## Task to complete
Find each line containing the string "matplotlib" and return it.

## Given information
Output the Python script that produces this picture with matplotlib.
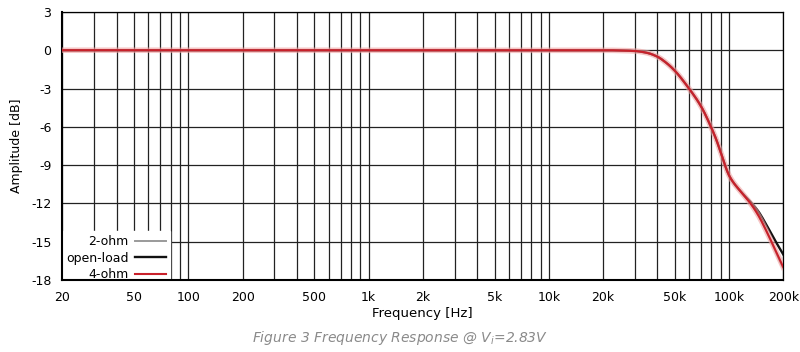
import numpy as np
import matplotlib
matplotlib.use("Agg")
import matplotlib.pyplot as plt
from matplotlib.ticker import FixedLocator, NullFormatter

plt.rcParams['font.family'] = ['DejaVu Sans']

# frequency response (Hz, dB)
freq = [20, 100, 1000, 10000, 20000, 25000, 30000, 35000, 40000, 45000, 50000,
        60000, 70000, 80000, 85000, 90000, 95000, 100000, 105000, 115000,
        130000, 145000, 163000, 180000, 200000]
open_load = [0, 0, 0, 0, 0, -0.02, -0.06, -0.2, -0.5, -1.0, -1.6,
             -3.0, -4.4, -6.1, -7.0, -8.0, -9.0, -9.8, -10.3, -11.0,
             -11.8, -12.6, -13.8, -14.9, -16.0]
four_ohm = [0, 0, 0, 0, 0, -0.02, -0.06, -0.2, -0.5, -1.0, -1.6,
            -3.0, -4.4, -6.1, -7.0, -8.0, -9.0, -9.8, -10.3, -11.0,
            -11.9, -12.9, -14.3, -15.6, -17.0]
two_ohm = [0, 0, 0, 0, 0, -0.02, -0.06, -0.2, -0.5, -1.0, -1.6,
           -3.0, -4.4, -6.1, -7.0, -8.0, -9.0, -9.8, -10.3, -11.0,
           -11.9, -12.9, -14.3, -15.7, -17.1]

xticks = [20, 50, 100, 200, 500, 1000, 2000, 5000, 10000, 20000, 50000, 100000, 200000]
xtick_labels = ['20', '50', '100', '200', '500', '1k', '2k', '5k', '10k', '20k', '50k', '100k', '200k']
yticks = [3, 0, -3, -6, -9, -12, -15, -18]


def pchip(x, y, xn):
    # monotone cubic interpolation so the curve has no corners
    x = np.asarray(x, float)
    y = np.asarray(y, float)
    h = np.diff(x)
    d = np.diff(y) / h
    m = np.zeros_like(y)
    for k in range(1, len(x) - 1):
        if d[k - 1] * d[k] > 0:
            w1 = 2 * h[k] + h[k - 1]
            w2 = h[k] + 2 * h[k - 1]
            m[k] = (w1 + w2) / (w1 / d[k - 1] + w2 / d[k])
    m[0] = d[0]
    m[-1] = d[-1]
    idx = np.clip(np.searchsorted(x, xn) - 1, 0, len(h) - 1)
    t = (xn - x[idx]) / h[idx]
    hh = h[idx]
    h00 = 2 * t**3 - 3 * t**2 + 1
    h10 = t**3 - 2 * t**2 + t
    h01 = -2 * t**3 + 3 * t**2
    h11 = t**3 - t**2
    return h00 * y[idx] + h10 * hh * m[idx] + h01 * y[idx + 1] + h11 * hh * m[idx + 1]


fig = plt.figure(figsize=(8, 3.52), dpi=100)
ax = fig.add_axes([0.078, 0.205, 0.901, 0.761])

fx = np.logspace(np.log10(20), np.log10(200000), 800)
lf = np.log10(freq)
lx = np.log10(fx)

ax.plot(fx, pchip(lf, two_ohm, lx), color='#9a9a9a', lw=1.4, label='2-ohm', zorder=3)
ax.plot(fx, pchip(lf, open_load, lx), color='#111111', lw=1.7, label='open-load', zorder=4)
ax.plot(fx, pchip(lf, four_ohm, lx), color='#f0a0a0', lw=4, alpha=0.6, zorder=4.5)
ax.plot(fx, pchip(lf, four_ohm, lx), color='#c8202a', lw=1.5, label='4-ohm', zorder=5)

ax.set_xscale('log')
ax.set_xlim(20, 200000)
ax.set_ylim(-18, 3)

minor = []
for dec in [10, 100, 1000, 10000, 100000]:
    for m in range(1, 10):
        v = m * dec
        if 20 <= v <= 200000:
            minor.append(v)
ax.xaxis.set_major_locator(FixedLocator(xticks))
ax.set_xticklabels(xtick_labels)
ax.xaxis.set_minor_locator(FixedLocator(minor))
ax.xaxis.set_minor_formatter(NullFormatter())
ax.set_yticks(yticks)
ax.set_yticklabels([str(v) for v in yticks])

ax.grid(True, which='both', axis='x', color='#222222', lw=0.9)
ax.grid(True, which='major', axis='y', color='#222222', lw=0.9)
ax.tick_params(which='both', length=0, labelsize=9, pad=8)

for side in ['top', 'right']:
    ax.spines[side].set_linewidth(0.9)
for side in ['left', 'bottom']:
    ax.spines[side].set_linewidth(1.5)

ax.set_xlabel('Frequency [Hz]', fontsize=9.5, labelpad=2)
ax.set_ylabel('Amplitude [dB]', fontsize=9, labelpad=6)

leg = ax.legend(loc='lower left', bbox_to_anchor=(0.0, -0.02), markerfirst=False,
                frameon=True, fontsize=9, handlelength=2.5, borderaxespad=0.0,
                borderpad=0.3, labelspacing=0.3, handletextpad=0.5, fancybox=False)
leg.get_frame().set_edgecolor('white')
leg.get_frame().set_facecolor('white')
leg.get_frame().set_alpha(1)
leg.set_zorder(2)
for t in leg.get_texts():
    t.set_ha('right')

fig.text(0.5, 0.04, r'Figure 3 Frequency Response @ V$_\mathregular{i}$=2.83V',
         ha='center', va='center', fontsize=10, style='italic', color='#8a8a8a')

plt.savefig('out.png', dpi=100)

## Response to the exercise
Output the Python script that produces this picture with matplotlib.
import matplotlib
matplotlib.use("Agg")
import matplotlib.pyplot as plt
from matplotlib.ticker import FixedLocator, NullFormatter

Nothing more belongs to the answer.